Das KMU hat Kleidung von 18 Marken im Sortiment, alle qualitativ hochwertig und in Bio-Qualität. Immer wieder kommt Neues dazu. Nach der Nutzung durch ungefähr sechs Kinder wandert ein Kleidungsstück auf die Second-Hand Seite. Gebrauchte Teile werden so an die Community verkauft: zum Beispiel zum Spielen im Sand oder Dreck, als Ersatzkleidung für Kitas oder kreatives Malen.

Mehrwert – nicht nur für frisch gebackene Eltern

Eltern bleibt die aufwändige Recherche nach nachhaltig produzierter Kleidung erspart. Und auch der Kinderflohmarkt: Denn von einem zum nächsten zu rennen, um kostengünstiger und nachhaltiger zu leben, ist ermüdend und oft genug auch frustrierend.

«Wir bieten aber nicht nur Eltern, sondern auch Herstellern einen Mehrwert. Unsere Kund:innen lernen die Marken durch uns kennen. Die von uns ausgewählten Marken stehen für Qualität und Langlebigkeit. Hersteller können sich also in diesem Bereich positionieren, wenn sie mit uns zusammenarbeiten», erklärt Anna Mucha das Konzept weiter. «Am Anfang hatten manche Marken ein wenig Angst davor, dass das Mieten das Verkaufen verdrängen könnte.» Aber mit der Zeit sei das Vertrauen und die Überzeugung gekommen, dass sie nur gewinnen können, z. B. loyale Kundschaft für später.

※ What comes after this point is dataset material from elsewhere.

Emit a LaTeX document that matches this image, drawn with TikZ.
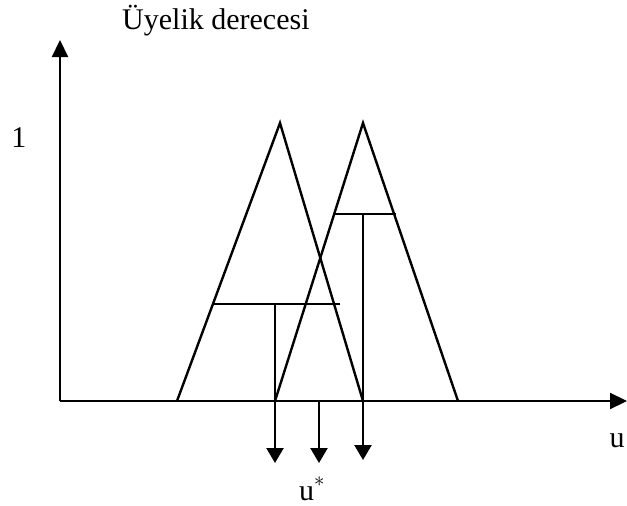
\documentclass[tikz,border=0pt]{standalone}
\usepackage{fontspec}
\setmainfont{Liberation Serif}
\usetikzlibrary{positioning, arrows.meta}

\begin{document}
\begin{tikzpicture}[
    x=1pt, y=-1pt,
    % -------------------------------------------------
    % Line styles
    % -------------------------------------------------
    axis/.style={
        line width=2.2pt,
        -{Triangle[length=17pt, width=16pt]}
    },
    member/.style={
        line width=2.4pt,
        line join=miter
    },
    cutline/.style={
        line width=2.2pt
    },
    droparrow/.style={
        line width=2.4pt,
        -{Triangle[length=15pt, width=17pt]}
    },
    % -------------------------------------------------
    % Labels
    % -------------------------------------------------
    axislabel/.style={
        font=\fontsize{30}{32}\selectfont,
        inner sep=0pt,
        anchor=base
    }
]

\useasboundingbox (0,0) rectangle (627,506);

% =====================================================
% Axes
% =====================================================

\coordinate (origin) at (60,401);
\coordinate (ytip) at (60,40);
\coordinate (xtip) at (627,401);

\draw[axis] (origin) -- (ytip);
\draw[axis] (origin) -- (xtip);

\node[axislabel, anchor=base west] (ylabel) at (122,29) {Üyelik derecesi};
\node[axislabel] (one) at (19,147) {1};
\node[axislabel] (xlabel) at (617,447) {u};

% =====================================================
% Membership triangles
% =====================================================

\coordinate (a1) at (177,401);
\coordinate (b1) at (280,123);
\coordinate (c1) at (363,401);

\coordinate (a2) at (275,401);
\coordinate (b2) at (363,123);
\coordinate (c2) at (458,401);

\draw[member] (a1) -- (b1) -- (c1);
\draw[member] (a2) -- (b2) -- (c2);

% =====================================================
% Cut levels
% =====================================================

\coordinate (cut1l) at (213,304);
\coordinate (cut1r) at (340,304);
\coordinate (cut1m) at (275,304);

\coordinate (cut2l) at (335,214);
\coordinate (cut2r) at (396,214);
\coordinate (cut2m) at (363,214);

\draw[cutline] (cut1l) -- (cut1r);
\draw[cutline] (cut2l) -- (cut2r);

% =====================================================
% Projections onto u
% =====================================================

\coordinate (drop1) at (275,463);
\coordinate (drop2) at (363,460);
\coordinate (ustart) at (319,401);
\coordinate (ustar) at (319,463);

\draw[droparrow] (cut1m) -- (drop1);
\draw[droparrow] (cut2m) -- (drop2);
\draw[droparrow] (ustart) -- (ustar);

\node[axislabel] (ustarlabel) at (312,500) {u\raisebox{4pt}{$^{*}$}};

\end{tikzpicture}
\end{document}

Ganz wichtig ist den beiden Gründerinnen, dass sie ihren Service im Abo anbieten: «Denn nur mit einem Abo kann man sanft Gewohnheiten ändern. Eine Einzelmiete reiche dazu nicht aus.» Dass Kunden und Partnerinnen ihre Gewohnheiten von Kaufen zu Teilen ändern, ist eine Grundvoraussetzung dafür, dass das Startup erfolgreich ist.

Was ist Kreislaufwirtschaft und welchen Umweltnutzen hat sie?

Kreislaufwirtschaft ist ein Gegenentwurf zu dem, wie wir momentan vorwiegend wirtschaften, nämlich linear. In der linearen Wirtschaft entnehmen wir der Umwelt Ressourcen, stellen daraus Produkte her, verkaufen sie, um sie nach einer häufig kurzen Nutzungsdauer zu entsorgen.In einer Kreislaufwirtschaft werden Produkte und Gebäude ressourcenschonend gestaltet bzw. gebaut und möglichst lange genutzt. Produkte werden geteilt, wiederverwendet, repariert, wiederaufbereitet und recycelt. Gelingt es uns, Material- und Produktekreisläufe zu schliessen, bleiben Rohstoffe für künftige Generationen erhalten, wir schonen das Klima und reduzieren die Abfallmenge. Davon profitiert sowohl die Umwelt als auch die Schweizer Volkswirtschaft.

Neue Kreislaufwirtschaft-Studie

Eine neue Studie hat herausgefunden, dass ein Faktor, der Schweizer KMUs dabei hilft, erfolgreich durch Kreislaufwirtschaft zu sein, genau dieser ist: sanft Gewohnheiten ändern. Insgesamt konnte die Studie, die der Think- and Do- Tank sanu durabilitas im Auftrag des BAFU und SECO erstellt hat, 11 Faktoren identifizieren. Untersucht wurde nicht nur die internationale Forschung, sondern auch 15 erfolgreiche Schweizer Kreislaufwirtschaft-KMUs. OiOiOi war eines davon.

Mieten (bzw. Teilen) ist ein besonders ressourcenschonendes Geschäftsmodell der Kreislaufwirtschaft. Zusammen mit Wiederverwenden, Wiederaufbereiten und Reparieren sorgt es dafür, dass Produkte im Kreislauf bleiben. Anschliessend folgt die Strategie des Recyclings, das versucht, Materialien im Kreislauf zu halten.

Teilen statt besitzen

Einen Unterschied gibt es zwischen den genannten Geschäftsmodellen aber doch: Während sich KMUs, die im Segment der Wiederaufbereitung arbeiten, am gewohnten Konsumerlebnis orientieren können, müssen KMUs im Segment des Teilens Konsumgewohnheiten der Kundschaft ändern: teilen statt besitzen.

«Aber es lohnt sich», findet Anna Mucha, «mieten macht nämlich überall dort Sinn, wo wir einen Gegenstand nur kurze Zeit nutzen – finanziell und ökologisch.»